What Happens If You Leave Without Doing Any of This?
It bears repeating, because the number of people who convince themselves they can just drive away is significant.
Parking lots have surveillance cameras. Businesses have external cameras. Bystanders record everything on their phones. Forensic paint analysis can match paint transfer to a specific make and model. In dense urban areas, license plate readers capture vehicle movement around the clock.
Hit-and-run convictions for parked car damage typically result in fines between $500 and $5,000, license points, and potential suspension. In states with stricter laws, it can also mean mandatory community service or a brief jail sentence for repeat offenders. Your insurance rates will spike dramatically after a hit-and-run conviction — far more than they would after a disclosed, at-fault accident.
If the owner of the vehicle was inside — even if you didn’t see them — and they claim any kind of injury, you’re no longer dealing with property damage. You’re dealing with a personal injury claim, and the legal exposure grows accordingly. The calculus here isn’t complicated: the cost of staying and dealing with it is almost always lower than the cost of leaving.
Frequently Asked Questions
Do I have to report hitting a parked car to the police?
In most states, you’re required to file a police report if property damage exceeds a certain threshold — typically $500 to $1,000 depending on the state. Even when it’s not legally required, filing a report is often a smart move because it creates an official record that protects you from inflated claims later.
What if no one saw me hit the parked car?
The absence of witnesses doesn’t mean the absence of evidence.
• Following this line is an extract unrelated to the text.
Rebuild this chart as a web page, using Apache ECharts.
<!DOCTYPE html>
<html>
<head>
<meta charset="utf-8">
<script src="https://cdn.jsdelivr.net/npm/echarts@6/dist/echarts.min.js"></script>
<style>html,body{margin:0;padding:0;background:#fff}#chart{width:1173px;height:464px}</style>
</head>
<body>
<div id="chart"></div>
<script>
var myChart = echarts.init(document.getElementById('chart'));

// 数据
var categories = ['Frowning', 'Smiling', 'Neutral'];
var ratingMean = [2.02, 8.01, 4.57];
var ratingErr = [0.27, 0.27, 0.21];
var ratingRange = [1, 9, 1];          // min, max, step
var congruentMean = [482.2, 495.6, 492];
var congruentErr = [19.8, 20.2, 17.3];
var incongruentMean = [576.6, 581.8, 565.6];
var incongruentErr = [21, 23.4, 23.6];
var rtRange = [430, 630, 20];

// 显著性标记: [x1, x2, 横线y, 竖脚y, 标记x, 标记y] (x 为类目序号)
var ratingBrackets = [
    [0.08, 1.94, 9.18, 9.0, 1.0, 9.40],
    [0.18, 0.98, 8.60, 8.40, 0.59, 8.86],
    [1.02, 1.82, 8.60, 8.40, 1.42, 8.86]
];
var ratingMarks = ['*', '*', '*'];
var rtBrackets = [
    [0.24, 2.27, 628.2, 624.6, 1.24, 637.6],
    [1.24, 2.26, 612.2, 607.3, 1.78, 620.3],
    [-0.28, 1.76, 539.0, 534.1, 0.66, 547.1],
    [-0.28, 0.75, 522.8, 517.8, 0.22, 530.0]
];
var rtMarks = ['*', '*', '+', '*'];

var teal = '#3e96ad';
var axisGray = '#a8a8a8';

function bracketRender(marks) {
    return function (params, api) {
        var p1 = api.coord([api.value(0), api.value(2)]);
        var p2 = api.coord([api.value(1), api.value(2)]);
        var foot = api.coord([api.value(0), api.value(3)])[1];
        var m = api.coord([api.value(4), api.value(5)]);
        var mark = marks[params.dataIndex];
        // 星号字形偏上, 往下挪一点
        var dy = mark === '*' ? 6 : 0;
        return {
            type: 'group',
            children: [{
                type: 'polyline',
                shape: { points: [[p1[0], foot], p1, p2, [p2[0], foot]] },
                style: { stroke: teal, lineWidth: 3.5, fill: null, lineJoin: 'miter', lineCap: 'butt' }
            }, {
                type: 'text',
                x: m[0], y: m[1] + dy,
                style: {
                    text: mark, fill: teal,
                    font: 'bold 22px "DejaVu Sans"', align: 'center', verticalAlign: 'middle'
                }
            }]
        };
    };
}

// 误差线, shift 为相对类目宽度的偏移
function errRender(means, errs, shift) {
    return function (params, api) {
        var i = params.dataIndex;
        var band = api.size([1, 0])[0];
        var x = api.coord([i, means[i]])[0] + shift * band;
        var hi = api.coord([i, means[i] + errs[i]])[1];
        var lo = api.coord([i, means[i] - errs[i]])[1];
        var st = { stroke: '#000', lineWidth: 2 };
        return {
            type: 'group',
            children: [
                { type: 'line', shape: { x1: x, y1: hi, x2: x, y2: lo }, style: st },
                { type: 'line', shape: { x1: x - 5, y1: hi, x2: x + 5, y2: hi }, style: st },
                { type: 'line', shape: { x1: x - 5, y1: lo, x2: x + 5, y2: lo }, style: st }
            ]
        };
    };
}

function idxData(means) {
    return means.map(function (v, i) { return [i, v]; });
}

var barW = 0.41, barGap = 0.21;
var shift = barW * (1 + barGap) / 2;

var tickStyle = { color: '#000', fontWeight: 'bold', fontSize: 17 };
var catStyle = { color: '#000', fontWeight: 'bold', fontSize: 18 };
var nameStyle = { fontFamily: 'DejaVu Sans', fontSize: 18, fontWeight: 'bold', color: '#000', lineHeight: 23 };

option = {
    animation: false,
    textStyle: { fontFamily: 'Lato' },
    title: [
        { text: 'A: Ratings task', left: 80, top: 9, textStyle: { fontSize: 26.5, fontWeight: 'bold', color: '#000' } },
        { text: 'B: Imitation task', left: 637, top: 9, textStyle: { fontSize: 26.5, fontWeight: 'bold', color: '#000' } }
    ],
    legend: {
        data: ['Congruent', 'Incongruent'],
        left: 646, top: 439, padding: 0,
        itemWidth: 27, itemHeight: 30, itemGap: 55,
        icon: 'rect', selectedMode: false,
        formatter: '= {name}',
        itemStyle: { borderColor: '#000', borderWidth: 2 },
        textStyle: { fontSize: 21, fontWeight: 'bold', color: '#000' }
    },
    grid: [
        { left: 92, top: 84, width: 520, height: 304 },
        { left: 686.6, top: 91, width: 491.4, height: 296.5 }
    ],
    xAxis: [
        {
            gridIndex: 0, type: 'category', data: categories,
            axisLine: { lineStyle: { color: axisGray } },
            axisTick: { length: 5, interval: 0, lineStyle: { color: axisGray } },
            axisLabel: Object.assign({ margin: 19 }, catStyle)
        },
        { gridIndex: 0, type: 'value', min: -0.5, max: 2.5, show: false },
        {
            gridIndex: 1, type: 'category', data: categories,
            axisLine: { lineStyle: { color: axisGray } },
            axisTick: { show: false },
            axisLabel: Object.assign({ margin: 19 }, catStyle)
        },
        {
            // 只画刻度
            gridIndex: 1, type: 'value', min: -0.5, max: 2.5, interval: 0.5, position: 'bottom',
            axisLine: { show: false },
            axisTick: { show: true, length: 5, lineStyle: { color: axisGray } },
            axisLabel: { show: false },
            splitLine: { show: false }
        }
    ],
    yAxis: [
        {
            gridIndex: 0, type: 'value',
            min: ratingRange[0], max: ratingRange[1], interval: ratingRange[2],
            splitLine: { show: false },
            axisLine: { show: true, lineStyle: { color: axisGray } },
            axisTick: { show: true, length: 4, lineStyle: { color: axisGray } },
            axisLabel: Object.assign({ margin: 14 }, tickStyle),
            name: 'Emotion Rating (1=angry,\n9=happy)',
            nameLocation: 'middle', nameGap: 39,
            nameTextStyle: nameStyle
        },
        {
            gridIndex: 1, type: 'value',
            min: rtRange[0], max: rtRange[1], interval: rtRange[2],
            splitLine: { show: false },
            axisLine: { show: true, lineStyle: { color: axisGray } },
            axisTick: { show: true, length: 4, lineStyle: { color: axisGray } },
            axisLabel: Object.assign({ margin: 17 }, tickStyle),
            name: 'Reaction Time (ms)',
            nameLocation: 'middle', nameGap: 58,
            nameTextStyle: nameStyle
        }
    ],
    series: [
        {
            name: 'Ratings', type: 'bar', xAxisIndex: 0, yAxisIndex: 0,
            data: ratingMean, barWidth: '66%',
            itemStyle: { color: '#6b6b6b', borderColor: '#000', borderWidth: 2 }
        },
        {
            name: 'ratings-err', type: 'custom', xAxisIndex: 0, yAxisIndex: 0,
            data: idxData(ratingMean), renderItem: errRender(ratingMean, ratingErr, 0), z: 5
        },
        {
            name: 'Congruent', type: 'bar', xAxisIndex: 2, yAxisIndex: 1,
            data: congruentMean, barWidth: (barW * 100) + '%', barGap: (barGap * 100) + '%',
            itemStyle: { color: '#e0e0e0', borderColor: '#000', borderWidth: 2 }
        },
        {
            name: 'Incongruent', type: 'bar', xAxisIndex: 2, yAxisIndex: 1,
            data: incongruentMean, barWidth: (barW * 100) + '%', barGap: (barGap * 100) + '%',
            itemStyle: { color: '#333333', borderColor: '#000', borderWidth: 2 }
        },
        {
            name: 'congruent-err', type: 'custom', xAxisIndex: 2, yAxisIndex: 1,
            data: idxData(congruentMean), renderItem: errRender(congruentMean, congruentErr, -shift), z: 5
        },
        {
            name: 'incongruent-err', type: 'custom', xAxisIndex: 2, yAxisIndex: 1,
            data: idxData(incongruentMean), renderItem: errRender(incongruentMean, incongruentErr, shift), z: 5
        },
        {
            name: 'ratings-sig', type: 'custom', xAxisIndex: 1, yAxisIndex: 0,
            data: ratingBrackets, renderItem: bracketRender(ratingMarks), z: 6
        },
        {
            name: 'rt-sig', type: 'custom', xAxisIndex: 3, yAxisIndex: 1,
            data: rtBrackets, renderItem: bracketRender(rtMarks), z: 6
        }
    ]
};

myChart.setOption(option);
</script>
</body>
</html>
Parking lot cameras, nearby business cameras, paint transfer, and phone footage from bystanders are all common ways hit-and-run incidents get reported and investigated. Your legal obligation is the same regardless of whether anyone was watching: stop, attempt to locate the owner, and leave your contact information.
Will my insurance go up if I hit a parked car?
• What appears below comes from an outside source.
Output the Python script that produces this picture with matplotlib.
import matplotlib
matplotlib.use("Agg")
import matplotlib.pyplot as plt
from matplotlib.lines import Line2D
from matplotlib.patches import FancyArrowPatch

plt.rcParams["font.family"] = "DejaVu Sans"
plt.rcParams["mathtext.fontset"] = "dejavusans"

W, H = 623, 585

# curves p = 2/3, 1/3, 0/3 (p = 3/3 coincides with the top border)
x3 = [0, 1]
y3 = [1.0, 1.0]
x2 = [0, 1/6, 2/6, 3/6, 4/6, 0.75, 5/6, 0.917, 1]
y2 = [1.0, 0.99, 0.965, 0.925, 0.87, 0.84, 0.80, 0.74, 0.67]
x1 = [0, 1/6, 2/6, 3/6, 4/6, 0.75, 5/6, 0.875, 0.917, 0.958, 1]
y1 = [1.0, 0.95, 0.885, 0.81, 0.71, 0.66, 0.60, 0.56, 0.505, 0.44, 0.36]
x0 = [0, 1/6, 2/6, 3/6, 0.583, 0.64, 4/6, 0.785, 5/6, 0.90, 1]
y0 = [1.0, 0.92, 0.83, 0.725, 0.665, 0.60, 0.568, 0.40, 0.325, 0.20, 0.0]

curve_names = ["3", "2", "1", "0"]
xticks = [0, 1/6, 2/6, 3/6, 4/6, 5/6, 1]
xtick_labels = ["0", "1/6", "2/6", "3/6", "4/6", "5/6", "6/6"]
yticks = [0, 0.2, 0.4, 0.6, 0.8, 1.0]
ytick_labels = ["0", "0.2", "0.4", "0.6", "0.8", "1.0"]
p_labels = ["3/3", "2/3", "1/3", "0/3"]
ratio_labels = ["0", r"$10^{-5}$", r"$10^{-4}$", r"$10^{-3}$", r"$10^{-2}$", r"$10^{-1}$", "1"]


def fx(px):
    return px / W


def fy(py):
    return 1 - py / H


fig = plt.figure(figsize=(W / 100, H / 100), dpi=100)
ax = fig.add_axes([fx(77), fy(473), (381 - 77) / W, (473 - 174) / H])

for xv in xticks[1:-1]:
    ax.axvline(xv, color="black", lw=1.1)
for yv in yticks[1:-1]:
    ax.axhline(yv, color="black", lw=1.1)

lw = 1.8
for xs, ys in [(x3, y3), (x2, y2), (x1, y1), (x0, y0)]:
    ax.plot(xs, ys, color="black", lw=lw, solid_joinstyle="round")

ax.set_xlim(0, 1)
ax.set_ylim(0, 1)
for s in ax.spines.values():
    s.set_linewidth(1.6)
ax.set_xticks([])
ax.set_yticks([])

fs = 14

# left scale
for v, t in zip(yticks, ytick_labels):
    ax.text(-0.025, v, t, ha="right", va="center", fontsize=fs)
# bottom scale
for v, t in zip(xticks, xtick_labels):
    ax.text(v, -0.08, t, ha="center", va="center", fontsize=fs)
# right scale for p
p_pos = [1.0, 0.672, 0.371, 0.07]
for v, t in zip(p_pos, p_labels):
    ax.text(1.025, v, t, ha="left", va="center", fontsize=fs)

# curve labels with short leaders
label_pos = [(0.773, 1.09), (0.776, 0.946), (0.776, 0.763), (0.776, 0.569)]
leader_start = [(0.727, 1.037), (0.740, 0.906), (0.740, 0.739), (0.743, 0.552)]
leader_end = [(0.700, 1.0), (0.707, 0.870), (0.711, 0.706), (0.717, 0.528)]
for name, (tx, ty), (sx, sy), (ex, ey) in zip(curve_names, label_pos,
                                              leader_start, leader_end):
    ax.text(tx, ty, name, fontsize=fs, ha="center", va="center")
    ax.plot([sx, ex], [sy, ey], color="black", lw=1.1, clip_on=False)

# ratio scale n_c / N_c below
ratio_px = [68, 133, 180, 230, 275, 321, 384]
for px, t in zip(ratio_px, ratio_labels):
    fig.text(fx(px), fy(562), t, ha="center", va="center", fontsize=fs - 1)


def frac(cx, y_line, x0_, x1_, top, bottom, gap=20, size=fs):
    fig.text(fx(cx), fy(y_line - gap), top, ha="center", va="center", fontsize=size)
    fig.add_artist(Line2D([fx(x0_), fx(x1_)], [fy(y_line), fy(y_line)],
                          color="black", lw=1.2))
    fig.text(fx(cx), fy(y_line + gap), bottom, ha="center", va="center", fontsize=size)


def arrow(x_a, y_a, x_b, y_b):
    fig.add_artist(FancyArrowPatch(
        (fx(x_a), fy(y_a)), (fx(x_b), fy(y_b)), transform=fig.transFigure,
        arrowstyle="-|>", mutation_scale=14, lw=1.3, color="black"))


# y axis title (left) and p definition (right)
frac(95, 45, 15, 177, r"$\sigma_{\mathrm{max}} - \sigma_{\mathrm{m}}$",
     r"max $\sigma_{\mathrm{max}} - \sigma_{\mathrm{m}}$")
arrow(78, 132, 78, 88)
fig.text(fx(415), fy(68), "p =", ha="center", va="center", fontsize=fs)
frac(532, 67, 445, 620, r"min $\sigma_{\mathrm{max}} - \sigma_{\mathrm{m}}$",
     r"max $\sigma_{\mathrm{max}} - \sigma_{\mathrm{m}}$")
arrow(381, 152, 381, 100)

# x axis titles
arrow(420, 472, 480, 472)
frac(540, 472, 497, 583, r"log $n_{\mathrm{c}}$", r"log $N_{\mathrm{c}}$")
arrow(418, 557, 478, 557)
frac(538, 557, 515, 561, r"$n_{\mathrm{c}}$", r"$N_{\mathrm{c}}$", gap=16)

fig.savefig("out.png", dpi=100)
It depends on your insurer, your state, your coverage type, and your claim history. Many insurers apply an at-fault surcharge after a property damage claim. Some will waive it for a first offense below a certain damage threshold. Ask your agent directly before assuming — and note that a hit-and-run conviction almost always results in a much steeper rate increase than a properly disclosed, at-fault claim.
What if the owner demands more money than my insurance is willing to pay?
If the property owner’s repair estimate exceeds your insurer’s valuation, the dispute is usually handled between the two insurance companies. If it escalates beyond that — or if the other driver pursues you personally — your insurer is typically required to defend you up to your policy limits. If their demand exceeds your limits, that’s when you’d want to consult a car accident attorney to protect your personal assets.
Is it a hit-and-run if I left a note?
Legally, leaving a thorough note with your name, address, phone number, and insurance information — after making a genuine effort to find the owner — satisfies the notification requirement in virtually every state. You should also photograph the note on the windshield before you leave. Keep in mind that leaving a note doesn’t substitute for filing a police report when one is required by state law based on the damage amount.